>> begin

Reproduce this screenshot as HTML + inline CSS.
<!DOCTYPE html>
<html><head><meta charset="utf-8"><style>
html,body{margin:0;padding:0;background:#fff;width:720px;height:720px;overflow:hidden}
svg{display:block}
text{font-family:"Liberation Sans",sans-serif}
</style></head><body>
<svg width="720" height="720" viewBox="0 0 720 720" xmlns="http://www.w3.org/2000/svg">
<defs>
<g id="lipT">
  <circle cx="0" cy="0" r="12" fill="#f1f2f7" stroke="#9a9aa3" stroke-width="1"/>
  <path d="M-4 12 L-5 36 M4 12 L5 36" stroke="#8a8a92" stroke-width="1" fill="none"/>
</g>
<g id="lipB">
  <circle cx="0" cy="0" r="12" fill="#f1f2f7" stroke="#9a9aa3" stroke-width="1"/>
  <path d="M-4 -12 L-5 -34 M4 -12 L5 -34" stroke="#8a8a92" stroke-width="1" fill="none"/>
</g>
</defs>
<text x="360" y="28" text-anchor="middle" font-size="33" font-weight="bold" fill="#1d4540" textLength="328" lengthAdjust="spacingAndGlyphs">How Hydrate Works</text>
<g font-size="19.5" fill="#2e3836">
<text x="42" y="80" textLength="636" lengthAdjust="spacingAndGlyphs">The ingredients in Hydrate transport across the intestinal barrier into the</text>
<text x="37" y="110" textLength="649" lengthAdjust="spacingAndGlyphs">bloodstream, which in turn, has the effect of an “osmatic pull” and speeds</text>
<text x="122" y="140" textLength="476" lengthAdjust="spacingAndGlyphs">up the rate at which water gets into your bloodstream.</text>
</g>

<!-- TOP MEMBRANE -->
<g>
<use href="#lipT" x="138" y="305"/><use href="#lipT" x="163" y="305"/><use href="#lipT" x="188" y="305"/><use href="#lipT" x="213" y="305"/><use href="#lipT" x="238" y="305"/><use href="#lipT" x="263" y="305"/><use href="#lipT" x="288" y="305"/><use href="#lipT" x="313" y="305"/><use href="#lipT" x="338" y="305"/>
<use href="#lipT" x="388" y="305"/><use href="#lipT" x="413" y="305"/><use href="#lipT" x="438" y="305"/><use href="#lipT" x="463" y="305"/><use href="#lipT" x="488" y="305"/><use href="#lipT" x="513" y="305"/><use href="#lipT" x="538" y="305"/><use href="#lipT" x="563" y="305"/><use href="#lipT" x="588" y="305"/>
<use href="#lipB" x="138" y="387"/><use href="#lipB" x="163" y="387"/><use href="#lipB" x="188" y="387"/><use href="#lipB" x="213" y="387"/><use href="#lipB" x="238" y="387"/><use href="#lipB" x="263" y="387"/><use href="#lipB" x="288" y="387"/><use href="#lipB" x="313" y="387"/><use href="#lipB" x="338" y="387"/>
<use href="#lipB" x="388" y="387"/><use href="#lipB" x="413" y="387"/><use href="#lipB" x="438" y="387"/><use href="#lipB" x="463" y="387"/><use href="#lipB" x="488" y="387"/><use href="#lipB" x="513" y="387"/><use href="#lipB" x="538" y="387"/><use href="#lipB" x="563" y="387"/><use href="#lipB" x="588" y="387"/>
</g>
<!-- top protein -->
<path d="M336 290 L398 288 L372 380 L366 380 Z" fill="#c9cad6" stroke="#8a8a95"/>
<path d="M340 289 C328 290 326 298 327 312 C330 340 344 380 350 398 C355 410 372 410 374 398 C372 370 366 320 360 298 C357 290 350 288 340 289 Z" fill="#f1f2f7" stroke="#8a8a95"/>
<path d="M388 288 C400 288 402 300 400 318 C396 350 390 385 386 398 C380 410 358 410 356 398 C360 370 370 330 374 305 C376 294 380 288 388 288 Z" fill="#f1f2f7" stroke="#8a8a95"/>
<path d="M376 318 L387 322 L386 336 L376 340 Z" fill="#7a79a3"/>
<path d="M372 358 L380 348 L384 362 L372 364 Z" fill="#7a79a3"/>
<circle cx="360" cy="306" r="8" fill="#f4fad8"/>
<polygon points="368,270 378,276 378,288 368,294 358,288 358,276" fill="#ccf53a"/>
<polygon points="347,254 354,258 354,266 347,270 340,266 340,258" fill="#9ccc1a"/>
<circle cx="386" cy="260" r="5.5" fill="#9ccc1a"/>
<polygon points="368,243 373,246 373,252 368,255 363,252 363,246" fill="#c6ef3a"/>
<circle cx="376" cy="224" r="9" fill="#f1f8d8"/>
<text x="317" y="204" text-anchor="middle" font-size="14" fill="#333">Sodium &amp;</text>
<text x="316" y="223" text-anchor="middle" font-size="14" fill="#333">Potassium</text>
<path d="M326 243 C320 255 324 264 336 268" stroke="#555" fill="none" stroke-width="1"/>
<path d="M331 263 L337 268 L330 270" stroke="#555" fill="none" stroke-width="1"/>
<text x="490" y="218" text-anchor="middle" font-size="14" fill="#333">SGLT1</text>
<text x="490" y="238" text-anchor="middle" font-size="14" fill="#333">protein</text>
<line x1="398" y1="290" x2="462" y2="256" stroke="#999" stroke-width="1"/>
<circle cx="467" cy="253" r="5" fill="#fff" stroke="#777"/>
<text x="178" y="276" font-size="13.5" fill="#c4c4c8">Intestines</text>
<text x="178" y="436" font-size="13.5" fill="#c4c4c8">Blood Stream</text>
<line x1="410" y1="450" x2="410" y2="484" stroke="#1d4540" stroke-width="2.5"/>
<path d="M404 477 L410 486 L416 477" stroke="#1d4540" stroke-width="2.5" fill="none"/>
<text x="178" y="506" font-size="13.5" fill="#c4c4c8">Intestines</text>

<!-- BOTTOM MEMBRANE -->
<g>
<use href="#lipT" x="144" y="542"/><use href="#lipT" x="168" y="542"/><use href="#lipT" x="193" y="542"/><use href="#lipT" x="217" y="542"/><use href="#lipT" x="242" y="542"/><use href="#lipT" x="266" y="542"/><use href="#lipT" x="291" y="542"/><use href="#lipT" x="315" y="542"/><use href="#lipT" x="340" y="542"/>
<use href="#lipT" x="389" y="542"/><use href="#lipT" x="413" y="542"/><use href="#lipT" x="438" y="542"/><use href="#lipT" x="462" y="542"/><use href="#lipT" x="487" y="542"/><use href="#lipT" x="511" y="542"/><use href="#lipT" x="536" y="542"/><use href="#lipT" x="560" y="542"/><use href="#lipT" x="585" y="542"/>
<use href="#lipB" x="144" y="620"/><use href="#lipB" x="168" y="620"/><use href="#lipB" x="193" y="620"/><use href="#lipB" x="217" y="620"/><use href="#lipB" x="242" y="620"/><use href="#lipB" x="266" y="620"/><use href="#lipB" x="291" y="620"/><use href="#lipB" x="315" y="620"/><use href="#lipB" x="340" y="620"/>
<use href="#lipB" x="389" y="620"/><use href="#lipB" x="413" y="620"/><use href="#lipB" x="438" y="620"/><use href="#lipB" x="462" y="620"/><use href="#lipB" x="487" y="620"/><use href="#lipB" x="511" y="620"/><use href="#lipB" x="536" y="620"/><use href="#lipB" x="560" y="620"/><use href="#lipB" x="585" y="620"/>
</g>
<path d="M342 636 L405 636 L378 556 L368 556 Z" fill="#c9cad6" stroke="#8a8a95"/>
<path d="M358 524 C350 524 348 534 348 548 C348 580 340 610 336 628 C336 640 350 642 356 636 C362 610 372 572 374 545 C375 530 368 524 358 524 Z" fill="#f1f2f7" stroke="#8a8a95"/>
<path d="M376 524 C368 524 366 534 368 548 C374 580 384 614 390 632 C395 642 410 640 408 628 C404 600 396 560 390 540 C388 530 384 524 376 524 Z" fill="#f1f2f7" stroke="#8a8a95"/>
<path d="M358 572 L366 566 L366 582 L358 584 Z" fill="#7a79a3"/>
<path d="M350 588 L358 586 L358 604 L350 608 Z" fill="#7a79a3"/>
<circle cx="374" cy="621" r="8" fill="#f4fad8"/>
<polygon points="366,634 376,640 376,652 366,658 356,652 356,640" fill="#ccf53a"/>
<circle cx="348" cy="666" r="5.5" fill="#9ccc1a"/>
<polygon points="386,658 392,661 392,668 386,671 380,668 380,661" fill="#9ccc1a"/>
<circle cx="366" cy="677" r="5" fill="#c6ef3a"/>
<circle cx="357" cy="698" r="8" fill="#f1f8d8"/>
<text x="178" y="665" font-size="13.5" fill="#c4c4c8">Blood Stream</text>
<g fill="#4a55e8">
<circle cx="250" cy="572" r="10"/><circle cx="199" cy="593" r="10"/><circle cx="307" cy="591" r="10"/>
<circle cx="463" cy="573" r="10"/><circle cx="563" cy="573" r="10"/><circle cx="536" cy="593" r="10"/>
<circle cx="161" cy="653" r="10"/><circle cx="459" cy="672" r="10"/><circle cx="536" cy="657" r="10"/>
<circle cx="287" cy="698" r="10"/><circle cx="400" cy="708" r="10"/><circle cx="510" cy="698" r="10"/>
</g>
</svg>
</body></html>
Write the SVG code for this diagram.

>> end

GOAL » Extract every line containing the string "this" from the material.

WRITTEN RESPONSE »
Reproduce this screenshot as HTML + inline CSS.
Write the SVG code for this diagram.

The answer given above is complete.